When you buy the home of your dreams, you expect some magical moments with your family: not to have a deranged, former occupant attempt to invade your home and dismantle everyone in his path. This occurs in “The Devil’s Candy” which made its Quebec premiere at Montreal’s Fantasia International Film Festival.
Jesse (Ethan Embry; “Late Phases”, “Cheap Thrills”), Astrid (Shiri Appleby; “Roswell” TV series, “Swimfan”) and their daughter Zooey find their dream house at a cheap price due to the deaths of the former owners on that same property. It doesn’t take long before Jesse, an artist who paints for a living, begins to hear sinister voices and sees his art begin to take a turn for the obscure. He also begins to get lost in his paintings, losing track of time, and forgetting about his own daughter and his responsibilities as a father. Someone else who is hearing the dark, constant voices from this home is the son of the former proprietors who has an uncontrollable desire to move back into the house he once lived in, no matter how many people he must rip apart in the process.
Writer/director Sean Byrne, who also wrote and directed “The Loved Ones”, comes back in force with an in-your-face killer-supernatural suspense-horror. The soundtrack is commanding; the camera work gives for original views of powerful scenes; the violence is present and only escalates as the film progresses; and the acting is on point. All things that, when meshed together in complementary ways, make for an intense 79 minutes.

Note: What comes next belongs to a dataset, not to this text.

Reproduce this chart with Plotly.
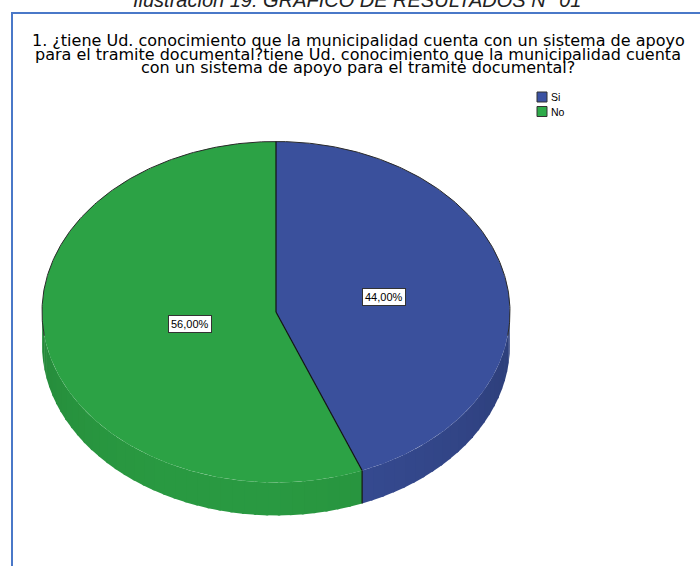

I’m a big fan of Ethan Embry ever since I saw him in “Cheap Thrills”, which was in my top 3 best movies of Fantasia Festival’s 2013 edition. He shows off that he isn’t a one-trick pony in “The Devil’s Candy”, portraying a long-haired, metal music-loving painter. The fire in his eyes, whether from being in love with his wife, to the way he is hypnotized by his own art as it becomes more and more sinister, to the inevitable, sheer fear as his family is in danger, continues to impress.
Pruitt Taylor Vince (“Constantine”, “Monster”, “Natural Born Killers”), who portrays the deranged killer, does a great job at making us believe that the voices he hears in his head have taken over his mind and his life. He succeeds in evoking emotions of pity at one moment and horror at others. The careless way he dispatches of former victims is both shocking and disturbing.
Reminiscing aspects of “The Amityville Horror” with the added stress of a former tenant’s unhinged mind process makes for a stressful and interesting film. “The Devil’s Candy” deserves 4 stars out of 5.